* _TASK DESCRIPTION_
Give back the full listing verbatim, apart from its images.
── RAW DATA
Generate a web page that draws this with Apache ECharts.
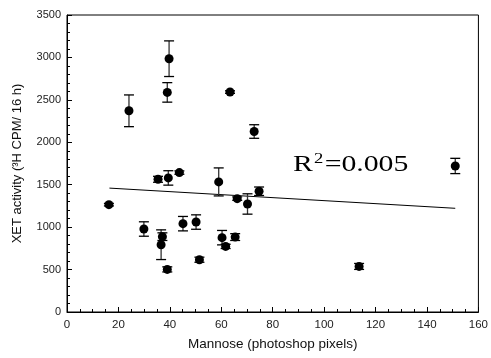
<!DOCTYPE html>
<html>
<head>
<meta charset="utf-8">
<script src="https://cdn.jsdelivr.net/npm/echarts@6/dist/echarts.min.js"></script>
<style>
html,body{margin:0;padding:0;background:#fff;}
#chart{width:491px;height:358px;}
</style>
</head>
<body>
<div id="chart"></div>
<script>
// Data
const mannose = [16.3, 24.1, 29.9, 35.4, 36.6, 37.1, 39.0, 39.0, 39.4, 39.7, 43.7, 45.1, 50.2, 51.5, 59.0, 60.3, 61.7, 63.4, 65.4, 66.2, 70.2, 72.8, 74.7, 113.6, 151.0];
const xetActivity = [1265, 2371, 978, 1564, 793, 888, 502, 2588, 1580, 2985, 1643, 1041, 1060, 616, 1533, 876, 773, 2592, 883, 1336, 1273, 2127, 1423, 537, 1721];
const xetError = [15, 187, 85, 35, 175, 45, 30, 115, 85, 210, 20, 85, 85, 30, 165, 85, 25, 15, 40, 20, 120, 80, 50, 35, 90];
const trendX = [16.5, 151];
const trendY = [1460, 1222];
const xTicks = [0, 20, 40, 60, 80, 100, 120, 140, 160];
const yTicks = [0, 500, 1000, 1500, 2000, 2500, 3000, 3500];
const rSquaredLabel = '0.005';

const points = mannose.map((x, i) => [x, xetActivity[i], xetError[i]]);
const trend = trendX.map((x, i) => [x, trendY[i]]);

const chart = echarts.init(document.getElementById('chart'));
const axisFont = 'Liberation Sans';

chart.setOption({
  animation: false,
  grid: {left: 67, right: 10, top: 15, bottom: 46, show: true, borderColor: '#000', borderWidth: 1, backgroundColor: 'transparent'},
  xAxis: {
    type: 'value', min: xTicks[0], max: xTicks[xTicks.length - 1], interval: 20,
    name: 'Mannose (photoshop pixels)', nameLocation: 'middle', nameGap: 25,
    nameTextStyle: {fontFamily: axisFont, fontSize: 13.5, color: '#111'},
    axisLine: {lineStyle: {color: '#000', width: 1}},
    axisTick: {inside: true, length: 5, lineStyle: {color: '#000'}},
    minorTick: {show: true, splitNumber: 4, length: 3, lineStyle: {color: '#000'}},
    axisLabel: {fontFamily: axisFont, fontSize: 11.5, color: '#222', margin: 7, formatter: v => String(v)},
    splitLine: {show: false}
  },
  yAxis: {
    type: 'value', min: yTicks[0], max: yTicks[yTicks.length - 1], interval: 500,
    name: 'XET activity (\u00B3H CPM/ 16 h)', nameLocation: 'middle', nameGap: 43,
    nameTextStyle: {fontFamily: axisFont, fontSize: 13, color: '#111'},
    axisLine: {show: true, lineStyle: {color: '#000', width: 1}},
    axisTick: {show: true, inside: true, length: 5, lineStyle: {color: '#000'}},
    minorTick: {show: true, splitNumber: 5, length: 3, lineStyle: {color: '#000'}},
    axisLabel: {fontFamily: axisFont, fontSize: 11, color: '#222', margin: 6, formatter: v => String(v)},
    splitLine: {show: false}
  },
  graphic: [{
    type: 'text', left: 293, top: 152, scaleX: 1.24,
    style: {
      text: 'R{s|2}=' + rSquaredLabel,
      fontSize: 24, fontFamily: 'Liberation Serif',
      fill: '#000',
      rich: {s: {fontSize: 15, fontFamily: 'Liberation Serif', fill: '#000', padding: [0, 1, 10, 1]}}
    }
  }],
  series: [
    {
      type: 'line', data: trend, symbol: 'none', z: 2,
      lineStyle: {color: '#000', width: 1}
    },
    {
      type: 'custom', data: points, z: 3,
      renderItem: function (params, api) {
        const x = api.value(0), y = api.value(1), e = api.value(2);
        const t = api.coord([x, y + e]);
        const b = api.coord([x, y - e]);
        const w = 5;
        return {
          type: 'group',
          children: [
            {type: 'line', shape: {x1: t[0], y1: t[1], x2: b[0], y2: b[1]}, style: {stroke: '#333', lineWidth: 1.3}},
            {type: 'line', shape: {x1: t[0] - w, y1: t[1], x2: t[0] + w, y2: t[1]}, style: {stroke: '#000', lineWidth: 1.3}},
            {type: 'line', shape: {x1: b[0] - w, y1: b[1], x2: b[0] + w, y2: b[1]}, style: {stroke: '#000', lineWidth: 1.3}}
          ]
        };
      }
    },
    {
      type: 'scatter', data: points, symbol: 'circle', symbolSize: 9, z: 4,
      itemStyle: {color: '#000', opacity: 1}
    }
  ]
});
</script>
</body>
</html>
────
* _ANSWER FOR THIS EXERCISE_
Generate a web page that draws this with Apache ECharts.
<!DOCTYPE html>
<html>
<head>
<meta charset="utf-8">
<script src="https://cdn.jsdelivr.net/npm/echarts@6/dist/echarts.min.js"></script>
<style>
html,body{margin:0;padding:0;background:#fff;}
#chart{width:491px;height:358px;}
</style>
</head>
<body>
<div id="chart"></div>
<script>
// Data
const mannose = [16.3, 24.1, 29.9, 35.4, 36.6, 37.1, 39.0, 39.0, 39.4, 39.7, 43.7, 45.1, 50.2, 51.5, 59.0, 60.3, 61.7, 63.4, 65.4, 66.2, 70.2, 72.8, 74.7, 113.6, 151.0];
const xetActivity = [1265, 2371, 978, 1564, 793, 888, 502, 2588, 1580, 2985, 1643, 1041, 1060, 616, 1533, 876, 773, 2592, 883, 1336, 1273, 2127, 1423, 537, 1721];
const xetError = [15, 187, 85, 35, 175, 45, 30, 115, 85, 210, 20, 85, 85, 30, 165, 85, 25, 15, 40, 20, 120, 80, 50, 35, 90];
const trendX = [16.5, 151];
const trendY = [1460, 1222];
const xTicks = [0, 20, 40, 60, 80, 100, 120, 140, 160];
const yTicks = [0, 500, 1000, 1500, 2000, 2500, 3000, 3500];
const rSquaredLabel = '0.005';

const points = mannose.map((x, i) => [x, xetActivity[i], xetError[i]]);
const trend = trendX.map((x, i) => [x, trendY[i]]);

const chart = echarts.init(document.getElementById('chart'));
const axisFont = 'Liberation Sans';

chart.setOption({
  animation: false,
  grid: {left: 67, right: 10, top: 15, bottom: 46, show: true, borderColor: '#000', borderWidth: 1, backgroundColor: 'transparent'},
  xAxis: {
    type: 'value', min: xTicks[0], max: xTicks[xTicks.length - 1], interval: 20,
    name: 'Mannose (photoshop pixels)', nameLocation: 'middle', nameGap: 25,
    nameTextStyle: {fontFamily: axisFont, fontSize: 13.5, color: '#111'},
    axisLine: {lineStyle: {color: '#000', width: 1}},
    axisTick: {inside: true, length: 5, lineStyle: {color: '#000'}},
    minorTick: {show: true, splitNumber: 4, length: 3, lineStyle: {color: '#000'}},
    axisLabel: {fontFamily: axisFont, fontSize: 11.5, color: '#222', margin: 7, formatter: v => String(v)},
    splitLine: {show: false}
  },
  yAxis: {
    type: 'value', min: yTicks[0], max: yTicks[yTicks.length - 1], interval: 500,
    name: 'XET activity (\u00B3H CPM/ 16 h)', nameLocation: 'middle', nameGap: 43,
    nameTextStyle: {fontFamily: axisFont, fontSize: 13, color: '#111'},
    axisLine: {show: true, lineStyle: {color: '#000', width: 1}},
    axisTick: {show: true, inside: true, length: 5, lineStyle: {color: '#000'}},
    minorTick: {show: true, splitNumber: 5, length: 3, lineStyle: {color: '#000'}},
    axisLabel: {fontFamily: axisFont, fontSize: 11, color: '#222', margin: 6, formatter: v => String(v)},
    splitLine: {show: false}
  },
  graphic: [{
    type: 'text', left: 293, top: 152, scaleX: 1.24,
    style: {
      text: 'R{s|2}=' + rSquaredLabel,
      fontSize: 24, fontFamily: 'Liberation Serif',
      fill: '#000',
      rich: {s: {fontSize: 15, fontFamily: 'Liberation Serif', fill: '#000', padding: [0, 1, 10, 1]}}
    }
  }],
  series: [
    {
      type: 'line', data: trend, symbol: 'none', z: 2,
      lineStyle: {color: '#000', width: 1}
    },
    {
      type: 'custom', data: points, z: 3,
      renderItem: function (params, api) {
        const x = api.value(0), y = api.value(1), e = api.value(2);
        const t = api.coord([x, y + e]);
        const b = api.coord([x, y - e]);
        const w = 5;
        return {
          type: 'group',
          children: [
            {type: 'line', shape: {x1: t[0], y1: t[1], x2: b[0], y2: b[1]}, style: {stroke: '#333', lineWidth: 1.3}},
            {type: 'line', shape: {x1: t[0] - w, y1: t[1], x2: t[0] + w, y2: t[1]}, style: {stroke: '#000', lineWidth: 1.3}},
            {type: 'line', shape: {x1: b[0] - w, y1: b[1], x2: b[0] + w, y2: b[1]}, style: {stroke: '#000', lineWidth: 1.3}}
          ]
        };
      }
    },
    {
      type: 'scatter', data: points, symbol: 'circle', symbolSize: 9, z: 4,
      itemStyle: {color: '#000', opacity: 1}
    }
  ]
});
</script>
</body>
</html>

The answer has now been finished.